Laughter May Be the Best Medicine for Brain Surgery

Epilepsy patients had a key section in the brain electrically stimulated for laughter and found the experience to be a calming one even during awake brain surgery.
Loukia Papadopoulos

They say laughter is the best medicine and it is no joke. There have been many studies that actually boast of its many health benefits.

Stimulating laughter

Now, neuroscientists at Emory University School of Medicine have discovered another way laughter helps, even if it is simply triggered electrically. The researchers found a focal pathway in the brain that when stimulated electrically causes laughter.


They further discovered that even though the laughter was in essence fake (stimulated) it still resulted in a sense of calm and happiness in the patient even when awake during brain surgery. The study observed this effect first in an epilepsy patient that was undergoing exactly such a difficult surgery.

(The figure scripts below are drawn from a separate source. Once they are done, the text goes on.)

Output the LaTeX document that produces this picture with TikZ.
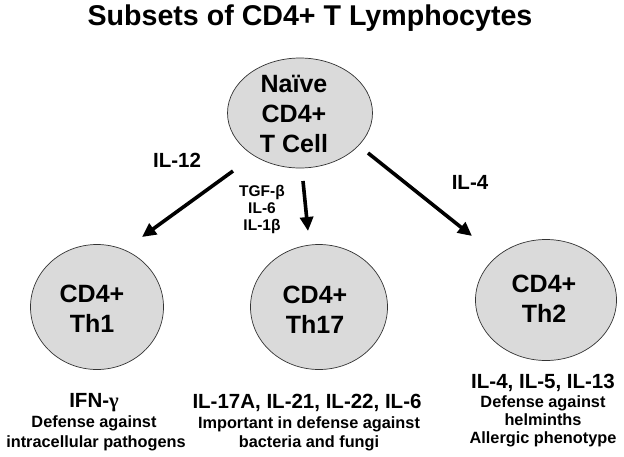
\documentclass[tikz,border=0pt]{standalone}
\usepackage{fontspec}
\setmainfont{Liberation Sans}
\newfontfamily\grkserif{Liberation Serif}
\usetikzlibrary{arrows.meta,shapes.geometric}
\definecolor{cellfill}{HTML}{DADADA}
\definecolor{cellline}{HTML}{333333}
\begin{document}
\begin{tikzpicture}[x=1pt,y=-1pt,
  cell/.style={ellipse, draw=cellline, line width=0.7pt, fill=cellfill, inner sep=0pt},
  celltxt/.style={align=center, font=\bfseries\fontsize{25}{30}\selectfont, inner sep=0pt},
  arr/.style={line width=3.6pt, -{Triangle[length=14pt,width=13pt]}},
  big/.style={anchor=base, inner sep=0pt, font=\bfseries\fontsize{20.5}{24}\selectfont},
  small/.style={anchor=base, inner sep=0pt, font=\bfseries\fontsize{16.3}{19}\selectfont},
  cyt/.style={anchor=base, inner sep=0pt, font=\bfseries\fontsize{15.5}{18}\selectfont}]
\useasboundingbox (0,0) rectangle (624,456);
\fill[white] (0,0) rectangle (624,456);
% title
\node[anchor=base, inner sep=0pt, font=\bfseries\fontsize{28.6}{32}\selectfont] (title) at (310,25) {Subsets of CD4+ T Lymphocytes};
% cells
\node[cell, minimum width=145pt, minimum height=110pt] (naive) at (300,113) {};
\node[celltxt] (naivet) at (294,114) {Naïve\\CD4+\\T Cell};
\node[cell, minimum width=133pt, minimum height=125pt] (th1) at (97,307) {};
\node[celltxt] (th1t) at (92,308.5) {CD4+\\Th1};
\node[cell, minimum width=137pt, minimum height=125pt] (th17) at (319,307) {};
\node[celltxt] (th17t) at (315,310) {CD4+\\Th17};
\node[cell, minimum width=141pt, minimum height=121pt] (th2) at (546,300) {};
\node[celltxt] (th2t) at (544,299) {CD4+\\Th2};
% arrow ends
\coordinate (a1s) at (233,171);
\coordinate (a1e) at (142,237);
\coordinate (a2s) at (303,181);
\coordinate (a2e) at (308,231);
\coordinate (a3s) at (368,153);
\coordinate (a3e) at (472,236);
\draw[arr] (a1s) -- (a1e);
\draw[arr] (a2s) -- (a2e);
\draw[arr] (a3s) -- (a3e);
% arrow labels
\node[big] (il12) at (177,167) {IL-12};
\node[cyt] (tgf) at (262,196) {TGF-β};
\node[cyt] (il6) at (262,213) {IL-6};
\node[cyt] (il1b) at (262,230) {IL-1β};
\node[big] (il4) at (470,189) {IL-4};
% Th1 text
\node[big] (th1a) at (94,407) {IFN-{\grkserif γ}};
\node[small] (th1b) at (94,427) {Defense against};
\node[small] (th1c) at (96,447) {intracellular pathogens};
% Th17 text
\node[big] (th17a) at (307,408) {IL-17A, IL-21, IL-22, IL-6};
\node[small] (th17b) at (309,428) {Important in defense against};
\node[small] (th17c) at (309,447) {bacteria and fungi};
% Th2 text
\node[big] (th2a) at (543,388) {IL-4, IL-5, IL-13};
\node[small] (th2b) at (543,407) {Defense against};
\node[small] (th2c) at (543,425) {helminths};
\node[small] (th2d) at (543,443) {Allergic phenotype};
\end{tikzpicture}
\end{document}
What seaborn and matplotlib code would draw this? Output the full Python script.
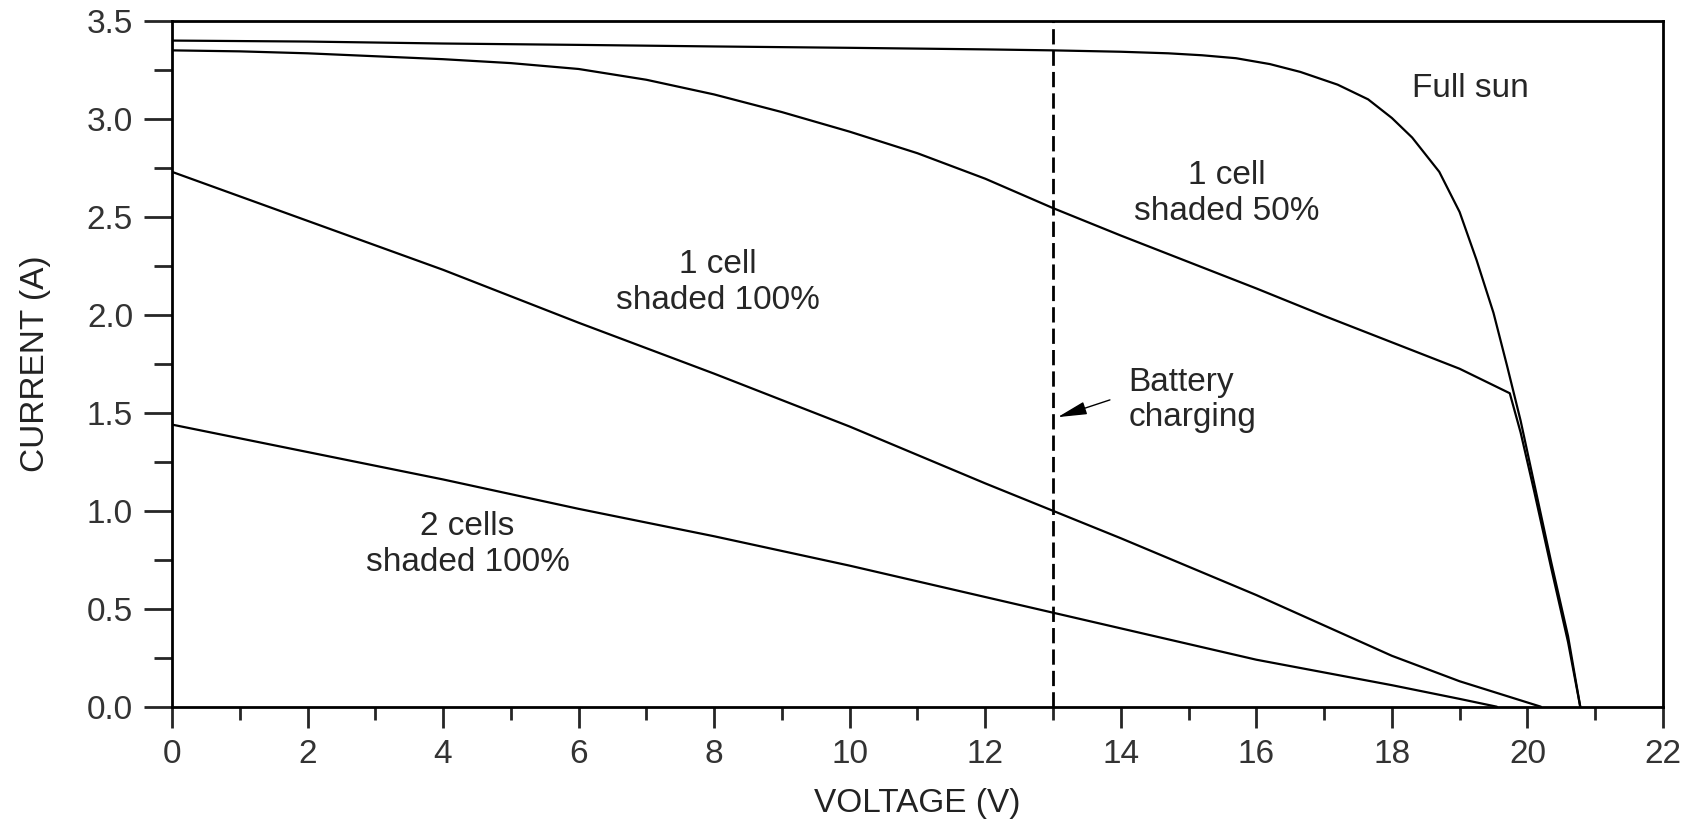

"Even well-prepared patients may panic during awake surgery, which can be dangerous," said lead author Kelly Bijanki, PhD, assistant professor of neurosurgery.

"This particular patient was especially prone to it because of moderate baseline anxiety. And upon waking from global anesthesia, she did indeed begin to panic. When we turned on her cingulum stimulation, she immediately reported feeling happy and relaxed, told jokes about her family, and was able to tolerate the awake procedure successfully."

Their findings were then further confirmed to be the same in two other epilepsy patients undergoing diagnostic monitoring. 

It's all about the cingulum bundle

Although this is not the first time that scientists have reported that electrically stimulating brain parts could lead to laughter, it is the impressive anti-anxiety effects observed specifically with the stimulation of the cingulum bundle that makes this study so unique. 

The cingulum bundle is a collection of white matter fibers lying under the cortex. The researchers identified a key area in this part of the brain that led to laughter and relaxation, resulting in making the patient much calmer. 

"The patient described the experience as pleasant and relaxing and completely unlike any component of her typical seizure or aura," the authors write in the study.

"She reported an involuntary urge to laugh that began at the onset of stimulation and evolved into a pleasant, relaxed feeling over the course of a few seconds of stimulation."

In further tests, the researchers explored how the first patient viewed faces and found that the cingulum bundle stimulation made her interpret faces as happier, an effect known to reduce depression. The two other tested patients were also found to become more positive and calm. 

The researchers believe this new stimulation is key to making awake surgeries safe by being able to evaluate how the patient is responding while keeping the patient calm. 

"We could be surer of safe boundaries for removal of pathological tissue and preservation of tissue encoding critical human functions such as language, emotional, or sensory functions, which can't be evaluated with the patient sedated," Bijanki said.

However, the work does not end there. Its application can be explored for further uses such as tackling mental health disorders and even chronic pain.

"In addition, although substantial further study is necessary in this area, the cingulum bundle could become a new target for chronic deep brain stimulation therapies for anxiety, mood, and pain disorders," added Bijanki.

The findings are published in the Journal of Clinical Investigation.